- [YOUR TASK]
Return only the lines from the top of the data down to the one that holds "import * as", both included, without any pictures.

- [DATA SECTION]
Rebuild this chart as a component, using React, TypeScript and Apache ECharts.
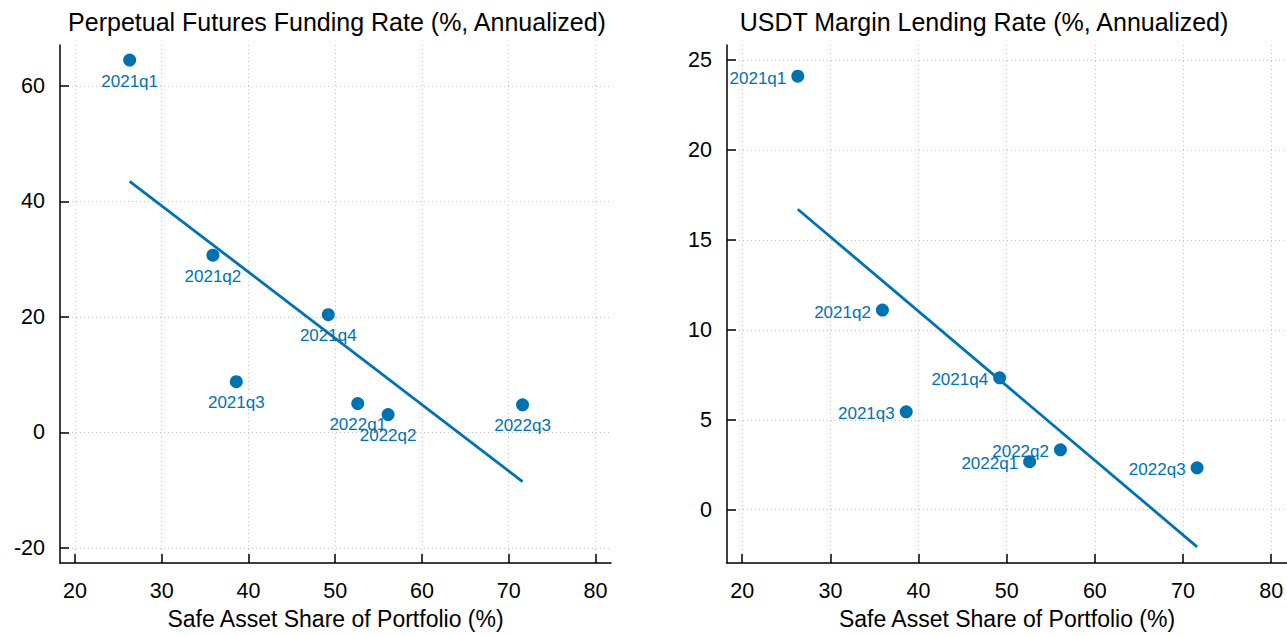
import React, { useEffect, useRef } from "react";
import * as echarts from "echarts";

const quarters = ["2021q1", "2021q2", "2021q3", "2021q4", "2022q1", "2022q2", "2022q3"];
const safeShare = [26.3, 35.9, 38.6, 49.2, 52.6, 56.1, 71.6];
const fundingRate = [64.5, 30.7, 8.8, 20.4, 5.0, 3.1, 4.8];
const lendingRate = [24.1, 11.1, 5.44, 7.33, 2.67, 3.33, 2.33];
const fitFundingX = [26.3, 71.6];
const fitFundingY = [43.5, -8.5];
const fitLendingX = [26.3, 71.6];
const fitLendingY = [16.7, -2.06];
const xTicks = [20, 30, 40, 50, 60, 70, 80];
const yTicksFunding = [-20, 0, 20, 40, 60];
const yTicksLending = [0, 5, 10, 15, 20, 25];

const BLUE = "#0072B2";
const FONT = "Liberation Sans";

export default function App() {
  const ref = useRef<HTMLDivElement>(null);
  useEffect(() => {
    if (!ref.current) return;
    const chart = echarts.init(ref.current, undefined, { renderer: "svg" });
    const gridLine = { show: true, lineStyle: { color: "#c4c4c4", width: 1, type: [1, 3] as any } };
    const mkX = (gridIndex: number) => ({
      type: "value",
      gridIndex,
      min: 18.27,
      max: 81.8,
      name: "Safe Asset Share of Portfolio (%)",
      nameLocation: "middle",
      nameGap: 44,
      nameTextStyle: { fontFamily: FONT, fontSize: 23, color: "#000" },
      axisLine: { show: true, onZero: false, lineStyle: { color: "#000", width: 1.5 } },
      axisTick: { show: true, inside: true, length: 9, customValues: xTicks, lineStyle: { color: "#000", width: 1.5 } },
      axisLabel: { customValues: xTicks, margin: 17, fontFamily: FONT, fontSize: 21.5, color: "#000" },
      splitLine: gridLine,
    });
    const mkY = (gridIndex: number, min: number, max: number, ticks: number[]) => ({
      type: "value",
      gridIndex,
      min,
      max,
      axisLine: { show: true, onZero: false, lineStyle: { color: "#000", width: 1.5 } },
      axisTick: { show: true, inside: true, length: 9, customValues: ticks, lineStyle: { color: "#000", width: 1.5 } },
      axisLabel: { customValues: ticks, margin: 15, fontFamily: FONT, fontSize: 21.5, color: "#000", padding: [3, 0, 0, 0] },
      splitLine: gridLine,
    });
    const scatter = (idx: number, ys: number[], pos: string, dist: number, off: number[]) => ({
      type: "scatter",
      xAxisIndex: idx,
      yAxisIndex: idx,
      symbolSize: 13,
      itemStyle: { color: BLUE, opacity: 1 },
      z: 3,
      data: safeShare.map((x, i) => ({ value: [x, ys[i]], name: quarters[i] })),
      label: {
        show: true,
        formatter: "{b}",
        position: pos,
        distance: dist,
        offset: off,
        color: BLUE,
        fontFamily: FONT,
        fontSize: 17,
      },
    });
    const fit = (idx: number, xs: number[], ys: number[]) => ({
      type: "line",
      xAxisIndex: idx,
      yAxisIndex: idx,
      symbol: "none",
      z: 2,
      lineStyle: { color: BLUE, width: 2.8 },
      data: xs.map((x, i) => [x, ys[i]]),
    });
    chart.setOption({
      animation: false,
      backgroundColor: "#fff",
      textStyle: { fontFamily: FONT },
      grid: [
        { left: 60, top: 45, width: 551, height: 518 },
        { left: 727, top: 45, width: 560, height: 518 },
      ],
      xAxis: [mkX(0), mkX(1)],
      yAxis: [mkY(0, -22.6, 67.1, yTicksFunding), mkY(1, -2.96, 25.83, yTicksLending)],
      graphic: [
        {
          type: "text",
          x: 337,
          y: 22,
          style: {
            text: "Perpetual Futures Funding Rate (%, Annualized)",
            fontFamily: FONT,
            fontSize: 25,
            fill: "#000",
            textAlign: "center",
            textVerticalAlign: "middle",
          },
        },
        {
          type: "text",
          x: 984,
          y: 22,
          style: {
            text: "USDT Margin Lending Rate (%, Annualized)",
            fontFamily: FONT,
            fontSize: 25,
            fill: "#000",
            textAlign: "center",
            textVerticalAlign: "middle",
          },
        },
      ],
      series: [
        fit(0, fitFundingX, fitFundingY),
        scatter(0, fundingRate, "bottom", 6, [0, 0]),
        fit(1, fitLendingX, fitLendingY),
        scatter(1, lendingRate, "left", 5, [0, 2]),
      ],
    });
    return () => chart.dispose();
  }, []);
  return (
    <div
      ref={ref}
      style={{ position: "fixed", left: 0, top: 0, width: 1287, height: 636, background: "#fff" }}
    />
  );
}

- [THE SOLUTION]
Rebuild this chart as a component, using React, TypeScript and Apache ECharts.
import React, { useEffect, useRef } from "react";
import * as echarts from "echarts";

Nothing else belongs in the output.